** WRITTEN EXERCISE **
Quote all of the data exactly as given. Skip every picture it contains.

──────────

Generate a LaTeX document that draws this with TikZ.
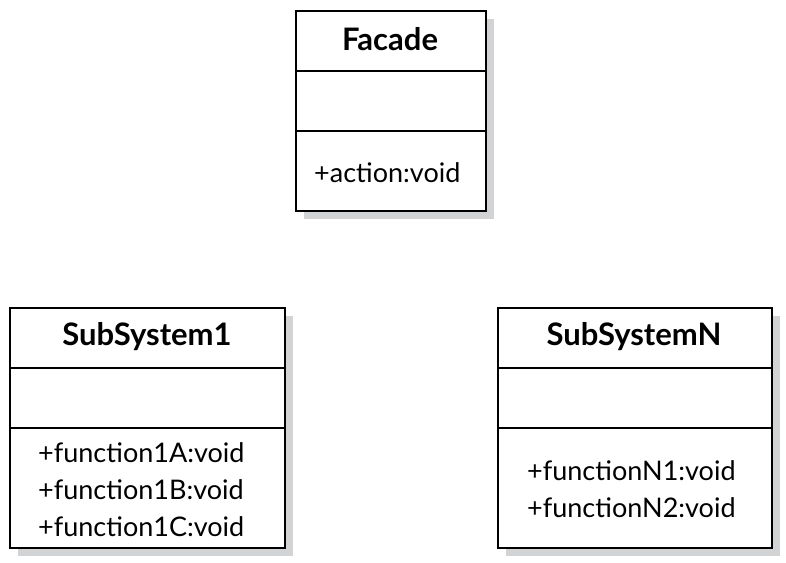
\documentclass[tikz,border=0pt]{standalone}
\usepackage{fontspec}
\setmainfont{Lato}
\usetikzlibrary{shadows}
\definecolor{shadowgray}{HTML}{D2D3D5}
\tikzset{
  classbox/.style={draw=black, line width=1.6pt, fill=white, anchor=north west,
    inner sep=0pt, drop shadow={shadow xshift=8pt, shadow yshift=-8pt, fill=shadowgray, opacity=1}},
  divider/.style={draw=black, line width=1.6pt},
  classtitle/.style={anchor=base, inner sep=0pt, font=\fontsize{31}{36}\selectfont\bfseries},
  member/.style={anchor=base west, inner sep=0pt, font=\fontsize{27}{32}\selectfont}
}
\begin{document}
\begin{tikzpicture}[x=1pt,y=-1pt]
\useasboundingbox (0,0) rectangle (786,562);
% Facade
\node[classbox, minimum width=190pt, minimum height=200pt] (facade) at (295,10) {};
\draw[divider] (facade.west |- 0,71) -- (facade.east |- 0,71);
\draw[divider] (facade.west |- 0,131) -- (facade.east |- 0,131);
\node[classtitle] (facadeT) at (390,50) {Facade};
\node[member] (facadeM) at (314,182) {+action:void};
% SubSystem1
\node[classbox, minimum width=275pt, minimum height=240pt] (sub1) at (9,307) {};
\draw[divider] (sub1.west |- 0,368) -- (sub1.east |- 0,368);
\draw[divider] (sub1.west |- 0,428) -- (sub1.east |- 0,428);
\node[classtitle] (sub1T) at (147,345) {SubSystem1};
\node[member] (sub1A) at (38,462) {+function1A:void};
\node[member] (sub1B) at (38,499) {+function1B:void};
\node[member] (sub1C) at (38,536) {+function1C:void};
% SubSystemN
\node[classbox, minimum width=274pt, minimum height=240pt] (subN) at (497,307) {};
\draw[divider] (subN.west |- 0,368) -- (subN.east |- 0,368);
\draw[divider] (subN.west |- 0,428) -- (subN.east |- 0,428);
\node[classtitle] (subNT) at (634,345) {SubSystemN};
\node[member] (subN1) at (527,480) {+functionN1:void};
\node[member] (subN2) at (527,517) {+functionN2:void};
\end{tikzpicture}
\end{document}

──────────

** EXPECTED OUTPUT **
Generate a LaTeX document that draws this with TikZ.
\documentclass[tikz,border=0pt]{standalone}
\usepackage{fontspec}
\setmainfont{Lato}
\usetikzlibrary{shadows}
\definecolor{shadowgray}{HTML}{D2D3D5}
\tikzset{
  classbox/.style={draw=black, line width=1.6pt, fill=white, anchor=north west,
    inner sep=0pt, drop shadow={shadow xshift=8pt, shadow yshift=-8pt, fill=shadowgray, opacity=1}},
  divider/.style={draw=black, line width=1.6pt},
  classtitle/.style={anchor=base, inner sep=0pt, font=\fontsize{31}{36}\selectfont\bfseries},
  member/.style={anchor=base west, inner sep=0pt, font=\fontsize{27}{32}\selectfont}
}
\begin{document}
\begin{tikzpicture}[x=1pt,y=-1pt]
\useasboundingbox (0,0) rectangle (786,562);
% Facade
\node[classbox, minimum width=190pt, minimum height=200pt] (facade) at (295,10) {};
\draw[divider] (facade.west |- 0,71) -- (facade.east |- 0,71);
\draw[divider] (facade.west |- 0,131) -- (facade.east |- 0,131);
\node[classtitle] (facadeT) at (390,50) {Facade};
\node[member] (facadeM) at (314,182) {+action:void};
% SubSystem1
\node[classbox, minimum width=275pt, minimum height=240pt] (sub1) at (9,307) {};
\draw[divider] (sub1.west |- 0,368) -- (sub1.east |- 0,368);
\draw[divider] (sub1.west |- 0,428) -- (sub1.east |- 0,428);
\node[classtitle] (sub1T) at (147,345) {SubSystem1};
\node[member] (sub1A) at (38,462) {+function1A:void};
\node[member] (sub1B) at (38,499) {+function1B:void};
\node[member] (sub1C) at (38,536) {+function1C:void};
% SubSystemN
\node[classbox, minimum width=274pt, minimum height=240pt] (subN) at (497,307) {};
\draw[divider] (subN.west |- 0,368) -- (subN.east |- 0,368);
\draw[divider] (subN.west |- 0,428) -- (subN.east |- 0,428);
\node[classtitle] (subNT) at (634,345) {SubSystemN};
\node[member] (subN1) at (527,480) {+functionN1:void};
\node[member] (subN2) at (527,517) {+functionN2:void};
\end{tikzpicture}
\end{document}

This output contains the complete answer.